«Он едет на войну», — прошептала мне на ухо Розина, когда мы смотрели вслед отряду.
Это был первый и последний раз, когда я видела его. Я даже не могу сказать, на какую войну он уехал, и ничего не знаю о его судьбе. Что до медальона, который он подарил мне, то я недолго владела им. Хотя Розина старалась, как могла, сберечь его для меня, через несколько дней он оказался в руках Тома; у меня не было шанса сохранить его иначе, как только в памяти. На его крышке был выпуклый узор; в то время мне было невдомек, что это герб. Помню, как он выглядел: разделенный на четыре части щит, украшенный наверху большим двуручным топором и двуглавым орлом, а внизу — пляшущими крылатыми львами. Этот смутный и блекнущий образ, недостаточно четкий, чтобы можно было отыскать его следы среди геральдических знаков итальянской знати, я тем не менее запечатлела в маленьком наброске после того, как его отобрали у меня, потому что медальон был единственным напоминанием о моих настоящих родителях.
Хотя я наконец увидела его лицо, почувствовала прикосновение его рук, после той встречи отец стал для меня еще большею тайной. Уже одно то, что его окружал мрак неизвестности, побуждало меня сочинять фантастические истории о моем происхождении и наследственной судьбе. Чаще всего рисовалось мне, как, останься моя матушка жива, я бы выросла и стала принцессой. Но иногда я оглядывалась назад, и начало моей жизни виделось мне незаслуженной опалой, а мой отец — разгневанным Яхве, который изгнал сотворенного им человека в дикую пустыню в отдаленном конце Эдема. Почему он обрек меня на столь ничтожное существование? Было ли это карой мне за роковую роль, которую я невольно сыграла в жизни матери, женщины, которую он безмерно любил? И оттого, что некому было ответить на эти вопросы, я чувствовала непонятную заброшенность, что лишало меня беззаботности и веселости счастливого детства. Я словно пребывала в некоем Чистилище, ожидая Избавителя, который явится, чтобы разрушить эту мрачную обитель и положить конец моему изгнанию.

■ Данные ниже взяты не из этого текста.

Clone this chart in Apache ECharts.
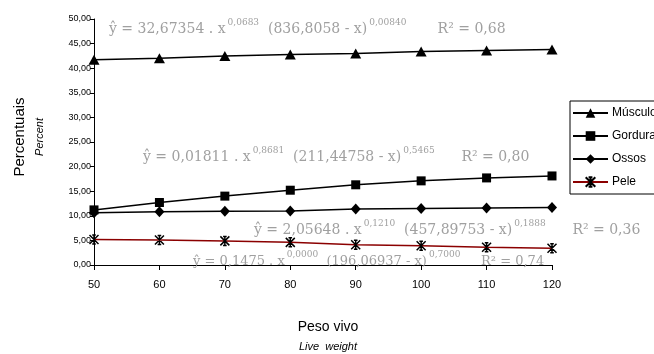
<!DOCTYPE html>
<html><head><meta charset="utf-8">
<script src="https://cdn.jsdelivr.net/npm/echarts@6/dist/echarts.min.js"></script>
<style>html,body{margin:0;padding:0;background:#fff}#c{width:654px;height:354px}</style>
</head><body><div id="c"></div>
<script>
const categories = ['50','60','70','80','90','100','110','120'];
const musculo = [41.7, 42.0, 42.5, 42.8, 43.0, 43.4, 43.6, 43.8];
const gordura = [11.2, 12.7, 14.0, 15.2, 16.3, 17.1, 17.7, 18.1];
const ossos   = [10.6, 10.8, 10.9, 11.0, 11.4, 11.5, 11.6, 11.7];
const pele    = [5.2, 5.1, 4.9, 4.6, 4.1, 3.9, 3.6, 3.4];
const seriesNames = ['Músculo','Gordura','Ossos','Pele'];
const equations = [
  {a:'ŷ = 32,67354 . x', e1:'0,0683', b:'  (836,8058 - x)', e2:'0,00840', r:'       R² = 0,68', x:109, y:27, fs:14},
  {a:'ŷ = 0,01811 . x', e1:'0,8681', b:'  (211,44758 - x)', e2:'0,5465', r:'      R² = 0,80', x:143, y:155, fs:14},
  {a:'ŷ = 2,05648 . x', e1:'0,1210', b:'  (457,89753 - x)', e2:'0,1888', r:'      R² = 0,36', x:254, y:228, fs:14},
  {a:'ŷ = 0,1475 . x', e1:'0,0000', b:'  (196,06937 - x)', e2:'0,7000', r:'     R² = 0,74', x:193, y:259, fs:13}
];
const chart = echarts.init(document.getElementById('c'));
const star = 'path://M0,0L10,10M10,0L0,10M5,0L5,10M3,0L7,0M3,10L7,10';
const gray = '#a0a0a0';
const eqGraphics = equations.map(q => ({
  type:'text', x:q.x, y:q.y, z:10,
  style:{
    text:'{m|'+q.a+'}{s|'+q.e1+'}{m|'+q.b+'}{s|'+q.e2+'}{m|'+q.r+'}',
    verticalAlign:'middle',
    rich:{
      m:{fontFamily:'DejaVu Serif', fontSize:q.fs, fill:gray, verticalAlign:'bottom', lineHeight:18},
      s:{fontFamily:'DejaVu Serif', fontSize:9, fill:gray, verticalAlign:'top', lineHeight:10, padding:[0,0,0,2]}
    }
  }
}));
chart.setOption({
  animation:false,
  grid:{left:94, right:102, top:19, bottom:89},
  legend:{
    orient:'vertical', left:570, top:101, itemWidth:35, itemHeight:12, itemGap:11,
    borderColor:'#000', borderWidth:1, padding:[6,40,6,2], borderRadius:0,
    textStyle:{fontFamily:'Liberation Sans', fontSize:12, color:'#000', padding:[0,0,0,-1]},
    data:seriesNames
  },
  xAxis:{
    type:'category', data:categories, boundaryGap:false,
    axisLine:{lineStyle:{color:'#000', width:1}},
    axisTick:{alignWithLabel:true, length:5, lineStyle:{color:'#000'}},
    axisLabel:{fontFamily:'Liberation Sans', fontSize:11, color:'#000', margin:14}
  },
  yAxis:{
    type:'value', min:0, max:50, interval:5,
    axisLine:{show:true, lineStyle:{color:'#000', width:1}},
    axisTick:{show:true, length:4, lineStyle:{color:'#000'}},
    splitLine:{show:false},
    axisLabel:{fontFamily:'Liberation Sans', fontSize:9, color:'#000', margin:3,
      formatter:v => v.toFixed(2).replace('.', ',')}
  },
  graphic:[
    {type:'text', x:20, y:137, rotation:Math.PI/2, style:{text:'Percentuais', fontFamily:'Liberation Sans', fontSize:15, fill:'#000', align:'center', verticalAlign:'middle'}},
    {type:'text', x:40, y:137, rotation:Math.PI/2, style:{text:'Percent', fontFamily:'Liberation Sans', fontStyle:'italic', fontSize:11, fill:'#000', align:'center', verticalAlign:'middle'}},
    {type:'text', x:328, y:327, style:{text:'Peso vivo', fontFamily:'Liberation Sans', fontSize:14, fill:'#000', align:'center', verticalAlign:'middle'}},
    {type:'text', x:328, y:347, style:{text:'Live  weight', fontFamily:'Liberation Sans', fontStyle:'italic', fontSize:11, fill:'#000', align:'center', verticalAlign:'middle'}}
  ].concat(eqGraphics),
  series:[
    {name:seriesNames[0], type:'line', data:musculo, symbol:'triangle', symbolSize:[11,10],
      lineStyle:{color:'#000', width:1.5}, itemStyle:{color:'#000'}},
    {name:seriesNames[1], type:'line', data:gordura, symbol:'rect', symbolSize:9,
      lineStyle:{color:'#000', width:1.5}, itemStyle:{color:'#000'}},
    {name:seriesNames[2], type:'line', data:ossos, symbol:'diamond', symbolSize:[10,11],
      lineStyle:{color:'#000', width:1.5}, itemStyle:{color:'#000'}},
    {name:seriesNames[3], type:'line', data:pele, symbol:star, symbolSize:9,
      lineStyle:{color:'#8b0000', width:1.5}, itemStyle:{color:'#000', borderColor:'#000', borderWidth:1.5}}
  ]
});
</script></body></html>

В моем случае спасительницей оказалась женщина.
Примечание редактора
Родовспоможение, знахарство и сомнительная польза акушерских щипцов
Трагедия была альфой и омегой жизни Элизабет Франкенштейн: трагичны были и ее рождение, и ее смерть. Больше того, если верить тому, что она сама пишет о себе, ее жизнь, начавшись с убийства, убийством же и закончилась. Но как можем мы доверять рассказу Розины, ее приемной матери, о рождении Элизабет? Цыганка была убеждена, что врач, помогший Элизабет появиться на свет, несет вину за то, что ее мать этот свет покинула — по причине применения инструмента, благодаря которому, возможно, ребенок уцелел.
Необходимо помнить, что свидетельство Розины вряд ли заслуживает доверия, поскольку принадлежит женщине безграмотной и в отношении интеллекта безусловно находившейся на низшей ступени развития. Кроме того, необходимо иметь в виду, что все ее слова могли быть в известной степени продиктованы профессиональной ревностью повитухи, видевшей во враче-акушере конкурента, лишающего ее средств к существованию. Когда-то в каждом городке и деревушке Европы была своя Розина, невежественная женщина, жившая единственно этим ремеслом, если уместно подобное слово. Ходила молва, что многие из них прибегают к помощи черной магии. Потому в те времена охоты на ведьм большое количество повитух погибало на кострах, и в практическом родовспоможении образовался вакуум, который должны были заполнять их конкуренты-мужчины. Так что вполне понятны враждебные отношения между деревенскими «колдуньями» и врачами, которые вытесняли их. В протоколах инквизиции встречаются даже жалобы женщин на то, что их намеренно обвиняют в ведьмовстве, желая дискредитировать.
Чтобы более объективно судить о сем предмете, самое лучшее обратиться к мнению одного из пионеров отечественного научного акушерства. По моей настойчивой просьбе выдающийся медик Томас Косгроув дал позволение использовать в этом очерке нижеследующее обращенное ко мне письмо:
Мой дорогой Уолтон, сомнения, которые вы выражаете относительно безопасности современных приемов родовспоможения, должен с удовольствием вам сказать, совершенно безосновательны. Никогда прежде роды, столь долго грозившие женщинам гибелью, не происходили в более человеческих условиях и под присмотром более компетентных врачей, чем в наше время. Еще поколение назад беременная женщина находилась во власти необученных повитух, бывших в большинстве случаев не лучше неумелых деревенских бабок, руководившихся в своей практике дичайшими суевериями. Их «методы», если можно так их величать, свидетельствуют о столь черном невежестве, от какого просвещенный ум приходит в ужас.